:: Raw data

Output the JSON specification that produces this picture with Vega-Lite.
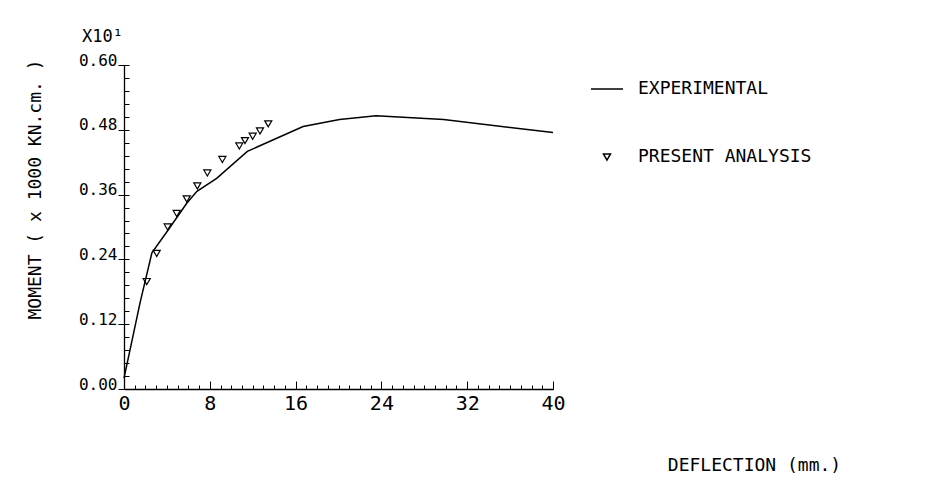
{
  "$schema": "https://vega.github.io/schema/vega-lite/v6.json",
  "width": 429,
  "height": 324,
  "autosize": "none",
  "padding": {"left": 124, "top": 65, "right": 378, "bottom": 95},
  "background": "white",
  "config": {
    "view": {"stroke": null},
    "font": "DejaVu Sans Mono",
    "axis": {"domainColor": "black", "tickColor": "black", "labelColor": "black", "titleColor": "black", "grid": false, "domainWidth": 1.3, "tickWidth": 1, "labelFlush": false, "labelFont": "DejaVu Sans Mono", "titleFont": "DejaVu Sans Mono", "titleFontWeight": "normal"}
  },
  "title": {"text": "X10¹", "anchor": "start", "frame": "group", "dx": -42, "offset": -7, "fontSize": 17, "fontWeight": "normal", "baseline": "alphabetic", "color": "black", "font": "DejaVu Sans Mono"},
  "resolve": {"axis": {"x": "independent", "y": "independent"}},
  "layer": [
    {
      "data": {"values": [
        {"deflection": 0, "moment": 0.02},
        {"deflection": 1.5, "moment": 0.16},
        {"deflection": 2.6, "moment": 0.252},
        {"deflection": 4.1, "moment": 0.294},
        {"deflection": 5.85, "moment": 0.344},
        {"deflection": 6.8, "moment": 0.366},
        {"deflection": 8.64, "moment": 0.39},
        {"deflection": 11.5, "moment": 0.44},
        {"deflection": 16.7, "moment": 0.486},
        {"deflection": 20.1, "moment": 0.499},
        {"deflection": 23.5, "moment": 0.506},
        {"deflection": 29.8, "moment": 0.499},
        {"deflection": 40, "moment": 0.475}
      ]},
      "mark": {"type": "line", "color": "black", "strokeWidth": 1.5},
      "encoding": {
        "x": {"field": "deflection", "type": "quantitative", "scale": {"domain": [0, 40], "nice": false},
          "axis": {"orient": "bottom", "values": [0, 8, 16, 24, 32, 40], "labelFontSize": 20, "tickSize": -8, "labelPadding": 12,
            "title": "DEFLECTION (mm.)", "titleFontSize": 18, "titleX": 630, "titleY": 76, "titleAlign": "center", "titleBaseline": "middle"}},
        "y": {"field": "moment", "type": "quantitative", "scale": {"domain": [0, 0.6], "nice": false},
          "axis": {"orient": "left", "values": [0, 0.12, 0.24, 0.36, 0.48, 0.6], "format": ".2f", "labelFontSize": 16, "labelBaseline": "alphabetic", "tickSize": 6, "labelPadding": 1,
            "title": "MOMENT ( x 1000 KN.cm. )", "titleFontSize": 18, "titleX": -89, "titleY": 124, "titleAngle": -90, "titleAlign": "center", "titleBaseline": "middle"}}
      }
    },
    {
      "data": {"values": [
        {"deflection": 2.12, "moment": 0.199, "series": "PRESENT ANALYSIS"},
        {"deflection": 3.05, "moment": 0.251, "series": "PRESENT ANALYSIS"},
        {"deflection": 4.07, "moment": 0.3, "series": "PRESENT ANALYSIS"},
        {"deflection": 4.91, "moment": 0.325, "series": "PRESENT ANALYSIS"},
        {"deflection": 5.85, "moment": 0.352, "series": "PRESENT ANALYSIS"},
        {"deflection": 6.84, "moment": 0.376, "series": "PRESENT ANALYSIS"},
        {"deflection": 7.77, "moment": 0.4, "series": "PRESENT ANALYSIS"},
        {"deflection": 9.17, "moment": 0.425, "series": "PRESENT ANALYSIS"},
        {"deflection": 10.75, "moment": 0.45, "series": "PRESENT ANALYSIS"},
        {"deflection": 11.28, "moment": 0.46, "series": "PRESENT ANALYSIS"},
        {"deflection": 12.0, "moment": 0.468, "series": "PRESENT ANALYSIS"},
        {"deflection": 12.68, "moment": 0.478, "series": "PRESENT ANALYSIS"},
        {"deflection": 13.45, "moment": 0.491, "series": "PRESENT ANALYSIS"}
      ]},
      "mark": {"type": "point", "filled": false, "color": "black", "strokeWidth": 1.2, "opacity": 1},
      "encoding": {
        "x": {"field": "deflection", "type": "quantitative",
          "axis": {"orient": "bottom", "values": [0,1,2,3,4,5,6,7,8,9,10,11,12,13,14,15,16,17,18,19,20,21,22,23,24,25,26,27,28,29,30,31,32,33,34,35,36,37,38,39,40], "labels": false, "domain": false, "tickSize": -4, "title": null}},
        "y": {"field": "moment", "type": "quantitative",
          "axis": {"orient": "left", "values": [0,0.024,0.048,0.072,0.096,0.12,0.144,0.168,0.192,0.216,0.24,0.264,0.288,0.312,0.336,0.36,0.384,0.408,0.432,0.456,0.48,0.504,0.528,0.552,0.576,0.6], "labels": false, "domain": false, "tickSize": -5, "title": null}},
        "shape": {"field": "series", "type": "ordinal", "scale": {"domain": ["EXPERIMENTAL", "PRESENT ANALYSIS"], "range": ["stroke", "triangle-down"]},
          "legend": {"orient": "none", "legendX": 466, "legendY": 7, "title": null, "labelFont": "DejaVu Sans Mono", "labelFontSize": 18, "labelLimit": 400, "labelColor": "black", "symbolStrokeColor": "black", "symbolFillColor": "transparent", "symbolStrokeWidth": 1.5, "rowPadding": 50, "labelOffset": 14}},
        "size": {"field": "series", "type": "ordinal", "scale": {"domain": ["EXPERIMENTAL", "PRESENT ANALYSIS"], "range": [1024, 50]},
          "legend": {"orient": "none", "legendX": 466, "legendY": 7, "title": null, "labelFont": "DejaVu Sans Mono", "labelFontSize": 18, "labelLimit": 400, "labelColor": "black", "symbolStrokeColor": "black", "symbolFillColor": "transparent", "symbolStrokeWidth": 1.5, "rowPadding": 50, "labelOffset": 14}}
      }
    }
  ]
}
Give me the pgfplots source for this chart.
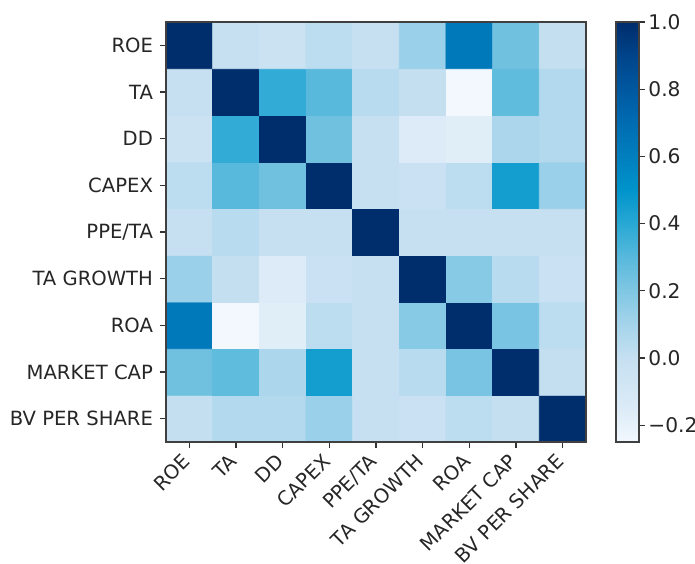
\documentclass[border=0pt]{standalone}
\usepackage{fontspec}
\setmainfont{DejaVu Sans}
\usepackage{pgfplots}
\pgfplotsset{compat=1.18}
\begin{document}
\begin{tikzpicture}
\begin{axis}[
  at={(0,0)}, anchor=south west,
  width=210pt, height=210pt, scale only axis,
  xmin=-0.5, xmax=8.5, ymin=-0.5, ymax=8.5,
  axis on top,
  axis line style={black!75, line width=0.6pt},
  tick pos=left, tick align=outside, major tick length=3pt,
  tick style={black!80, line width=0.6pt},
  xtick={0,...,8}, ytick={0,...,8},
  xticklabels={ROE,TA,DD,CAPEX,PPE/TA,TA GROWTH,ROA,MARKET CAP,BV PER SHARE},
  yticklabels={BV PER SHARE,MARKET CAP,ROA,TA GROWTH,PPE/TA,CAPEX,DD,TA,ROE},
  tick label style={font=\fontsize{9.8}{11}\selectfont, text=black!85},
  xticklabel style={xshift=-4pt, rotate=45, anchor=north east, inner sep=1.5pt},
  colormap={refblues}{[1cm]
    rgb255(0cm)=(242,248,254)
    rgb255(2cm)=(220,235,247)
    rgb255(5cm)=(198,224,241)
    rgb255(7cm)=(165,212,235)
    rgb255(9cm)=(128,199,227)
    rgb255(11cm)=(88,185,220)
    rgb255(13cm)=(40,168,212)
    rgb255(15cm)=(0,148,203)
    rgb255(17cm)=(0,127,190)
    rgb255(19cm)=(0,108,178)
    rgb255(21cm)=(0,88,160)
    rgb255(23cm)=(0,68,138)
    rgb255(25cm)=(0,45,108)
  },
  point meta min=-0.25, point meta max=1,
  colorbar,
  colorbar style={
    width=11.5pt,
    at={(parent axis.north east)}, anchor=north west, xshift=6.5pt,
    ytick={-0.2,0,0.2,0.4,0.6,0.8,1},
    yticklabels={−0.2,0.0,0.2,0.4,0.6,0.8,1.0},
    ytick pos=right, tick align=outside, major tick length=3pt,
    axis line style={black!75, line width=0.6pt},
    tick style={black!80, line width=0.6pt},
    yticklabel style={font=\fontsize{10.1}{12}\selectfont, text=black!85, inner sep=1.5pt},
  },
]
\addplot[matrix plot*, mesh/cols=9, point meta=explicit] table[meta=c] {
x y c
0 0 0.01
1 0 0.06
2 0 0.06
3 0 0.13
4 0 0.00
5 0 -0.02
6 0 0.03
7 0 0.01
8 0 1
0 1 0.24
1 1 0.28
2 1 0.08
3 1 0.45
4 1 0.00
5 1 0.04
6 1 0.22
7 1 1
8 1 0.01
0 2 0.63
1 2 -0.25
2 2 -0.17
3 2 0.03
4 2 0.00
5 2 0.18
6 2 1
7 2 0.22
8 2 0.03
0 3 0.13
1 3 0.01
2 3 -0.15
3 3 -0.02
4 3 0.00
5 3 1
6 3 0.18
7 3 0.04
8 3 -0.02
0 4 0.00
1 4 0.04
2 4 0.00
3 4 0.00
4 4 1
5 4 0.00
6 4 0.00
7 4 0.00
8 4 0.00
0 5 0.03
1 5 0.30
2 5 0.24
3 5 1
4 5 0.00
5 5 -0.02
6 5 0.03
7 5 0.45
8 5 0.13
0 6 -0.03
1 6 0.38
2 6 1
3 6 0.24
4 6 0.00
5 6 -0.15
6 6 -0.17
7 6 0.08
8 6 0.06
0 7 0.00
1 7 1
2 7 0.38
3 7 0.30
4 7 0.04
5 7 0.01
6 7 -0.25
7 7 0.28
8 7 0.06
0 8 1
1 8 0.00
2 8 -0.03
3 8 0.03
4 8 0.00
5 8 0.13
6 8 0.63
7 8 0.24
8 8 0.01
};
\end{axis}
\pgfresetboundingbox
\useasboundingbox (-83pt,-60.5pt) rectangle (264.5pt,221pt);
\end{tikzpicture}
\end{document}
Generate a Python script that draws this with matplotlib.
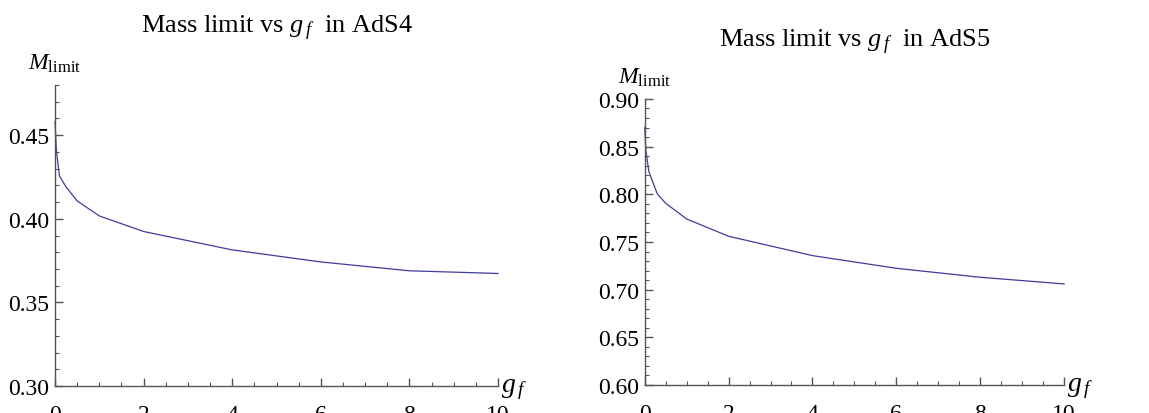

::::

The task:
Count each line of the entries that holds the word "with", then state the total and nothing more.

Task answer:
2